# 1500m Divers!!!!!



## pauluspaolo (Feb 24, 2003)

Here are three of my favourites that have a total depth rating of 1500m.

I was setting the time on all of them this morning so thought I'd take a group shot.

Enjoy


----------



## LuvWatch (May 14, 2004)

What a terrific trio Paulus









Cool strap on the Laco, like the rivets !

Derek


----------



## pauluspaolo (Feb 24, 2003)

Ta Derek - I ended up wearing the Candino 1000m which is very much a favourite of mine & definitely one of my keepers.

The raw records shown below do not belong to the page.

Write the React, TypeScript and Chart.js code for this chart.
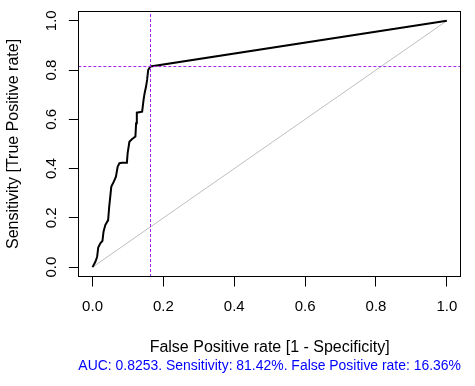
import React, { useEffect, useRef } from "react";
import { Chart, registerables } from "chart.js";

Chart.register(...registerables);

// ROC curve: false positive rate (x) and sensitivity (y)
const fprValues = [
  0, 0.008, 0.013, 0.016, 0.022, 0.028, 0.031, 0.036, 0.044, 0.047, 0.05, 0.053,
  0.06, 0.066, 0.071, 0.076, 0.083, 0.097, 0.099, 0.104, 0.111, 0.121, 0.123,
  0.125, 0.14, 0.144, 0.147, 0.151, 0.154, 0.157, 0.1636, 1,
];
const tprValues = [
  0, 0.022, 0.042, 0.08, 0.097, 0.107, 0.144, 0.171, 0.191, 0.245, 0.286, 0.327,
  0.347, 0.367, 0.408, 0.422, 0.424, 0.424, 0.462, 0.509, 0.519, 0.53, 0.584,
  0.627, 0.631, 0.679, 0.706, 0.733, 0.76, 0.8, 0.8142, 1,
];

// chosen cut-off
const cutoffFpr = 0.1636;
const cutoffSens = 0.8142;

const xTicks = [0, 0.2, 0.4, 0.6, 0.8, 1.0];
const xTickLabels = ["0.0", "0.2", "0.4", "0.6", "0.8", "1.0"];
const yTicks = [0, 0.2, 0.4, 0.6, 0.8, 1.0];
const yTickLabels = ["0.0", "0.2", "0.4", "0.6", "0.8", "1.0"];

const axisMin = -0.04;
const axisMax = 1.04;

const xTitle = "False Positive rate [1 - Specificity]";
const yTitle = "Sensitivity [True Positive rate]";
const subText = "AUC: 0.8253. Sensitivity: 81.42%. False Positive rate: 16.36%";

const FONT = "'Liberation Sans', Arial, Helvetica, sans-serif";

const boxPlugin = {
  id: "plotBox",
  afterDraw(chart: any) {
    const { ctx, chartArea } = chart;
    const l = Math.round(chartArea.left) + 0.5;
    const t = Math.round(chartArea.top) + 0.5;
    const r = Math.round(chartArea.right) - 0.5;
    const b = Math.round(chartArea.bottom) - 0.5;
    ctx.save();
    ctx.strokeStyle = "#000";
    ctx.lineWidth = 1;
    ctx.strokeRect(l, t, r - l, b - t);
    ctx.restore();
  },
};

export default function App() {
  const ref = useRef<HTMLCanvasElement | null>(null);

  useEffect(() => {
    if (!ref.current) return;
    const curve = fprValues.map((x, i) => ({ x, y: tprValues[i] }));
    const chart = new Chart(ref.current, {
      type: "scatter",
      data: {
        datasets: [
          {
            label: "ROC",
            data: curve,
            showLine: true,
            borderColor: "#000",
            borderWidth: 2,
            pointRadius: 0,
            fill: false,
            order: 1,
          },
          {
            label: "diagonal",
            data: [
              { x: 0, y: 0 },
              { x: 1, y: 1 },
            ],
            showLine: true,
            borderColor: "#BEBEBE",
            borderWidth: 1,
            pointRadius: 0,
            order: 2,
          },
          {
            label: "cutoff-x",
            data: [
              { x: cutoffFpr, y: axisMin },
              { x: cutoffFpr, y: axisMax },
            ],
            showLine: true,
            borderColor: "#A020F0",
            borderWidth: 1,
            borderDash: [3, 2],
            pointRadius: 0,
            order: 0,
          },
          {
            label: "cutoff-y",
            data: [
              { x: axisMin, y: cutoffSens },
              { x: axisMax, y: cutoffSens },
            ],
            showLine: true,
            borderColor: "#A020F0",
            borderWidth: 1,
            borderDash: [3, 2],
            pointRadius: 0,
            order: 0,
          },
        ],
      },
      options: {
        animation: false,
        responsive: false,
        layout: { padding: { left: 0, top: 10.9, right: 14, bottom: 11.6 } },
        plugins: {
          legend: { display: false },
          tooltip: { enabled: false },
          title: { display: false },
          subtitle: {
            display: true,
            text: subText,
            position: "bottom",
            fullSize: false,
            color: "#0000FF",
            font: { family: FONT, size: 14, weight: "normal" },
            padding: { top: 0, bottom: 0 },
          },
        },
        scales: {
          x: {
            type: "linear",
            min: axisMin,
            max: axisMax,
            afterBuildTicks: (s: any) => {
              s.ticks = xTicks.map((v) => ({ value: v }));
            },
            afterFit: (s: any) => {
              s.height = 80.6;
              s.paddingLeft = 0;
              s.paddingRight = 0;
            },
            border: { display: false },
            grid: {
              display: true,
              drawOnChartArea: false,
              drawTicks: true,
              tickLength: 9.5,
              color: "#000",
              lineWidth: 1,
            },
            ticks: {
              color: "#000",
              font: { family: FONT, size: 15 },
              padding: 11.6,
              maxRotation: 0,
              minRotation: 0,
              autoSkip: false,
              callback: (v: any) => {
                const i = xTicks.findIndex((t) => Math.abs(t - Number(v)) < 1e-9);
                return i >= 0 ? xTickLabels[i] : "";
              },
            },
            title: {
              display: true,
              text: xTitle,
              color: "#000",
              font: { family: FONT, size: 16 },
              padding: { top: 0, bottom: 0.6 },
            },
          },
          y: {
            type: "linear",
            min: axisMin,
            max: axisMax,
            afterBuildTicks: (s: any) => {
              s.ticks = yTicks.map((v) => ({ value: v }));
            },
            afterFit: (s: any) => {
              s.width = 78.37;
              s.paddingTop = 0;
              s.paddingBottom = 0;
            },
            border: { display: false },
            grid: {
              display: true,
              drawOnChartArea: false,
              drawTicks: true,
              tickLength: 9.5,
              color: "#000",
              lineWidth: 1,
            },
            ticks: {
              color: "#000",
              font: { family: FONT, size: 15 },
              padding: 6.5,
              minRotation: 90,
              maxRotation: 90,
              crossAlign: "center",
              autoSkip: false,
              callback: (v: any) => {
                const i = yTicks.findIndex((t) => Math.abs(t - Number(v)) < 1e-9);
                return i >= 0 ? yTickLabels[i] : "";
              },
            },
            title: {
              display: true,
              text: yTitle,
              color: "#000",
              font: { family: FONT, size: 16 },
              padding: { top: 4.4, bottom: 0 },
            },
          },
        },
      } as any,
      plugins: [boxPlugin],
    });
    return () => chart.destroy();
  }, []);

  return (
    <div style={{ position: "absolute", left: 0, top: 0, width: 475, height: 386, background: "#fff" }}>
      <canvas ref={ref} width={475} height={386} style={{ display: "block" }} />
    </div>
  );
}
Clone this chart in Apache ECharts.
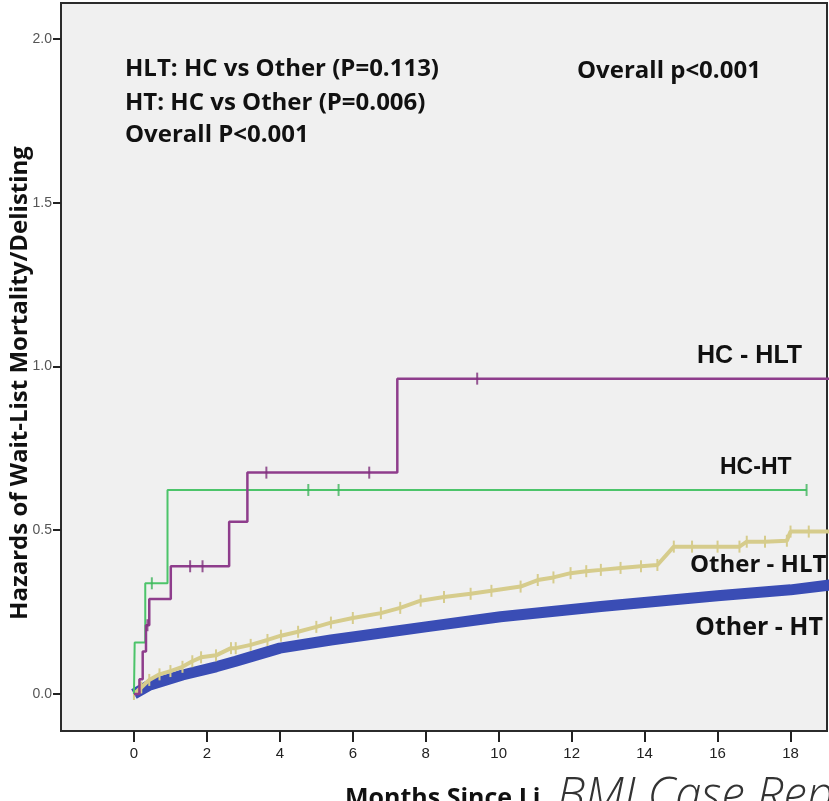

Here's another photo of the threesome


----------



## pauluspaolo (Feb 24, 2003)

Here's a not very good arty effort


----------



## pauluspaolo (Feb 24, 2003)

Finally here's a nice and simple shot of the Laco - very clear dial on this one


----------



## Mrcrowley (Apr 23, 2003)

Nice Laco


----------



## pauluspaolo (Feb 24, 2003)

Thanks MrC - will give you a ring either tomorrow or next week as I'm on holiday


----------



## bobbysamd (Apr 2, 2005)

I like 'em all! Of course, the MM is a nice watch. I'm seriously contemplating purchasing the PVD version of the Laco, thanks in large measure to Paul's excellent feedback on the watch, and, finally, I own an EagleStar version of the Candino! (pic borrowed from the seller, Rod, who provided great service)

Cheers.


----------



## Ibrahombre (Jun 19, 2005)

I do like all 3 of those beauties!Congrats Paul,great collection!


----------



## rsykes2000 (Dec 3, 2003)

I've been lucky enought to see them all and they are all lovely watches, especially the Seiko MM. THe laco is a strange shape, but semms to wear very well on the wrist.


----------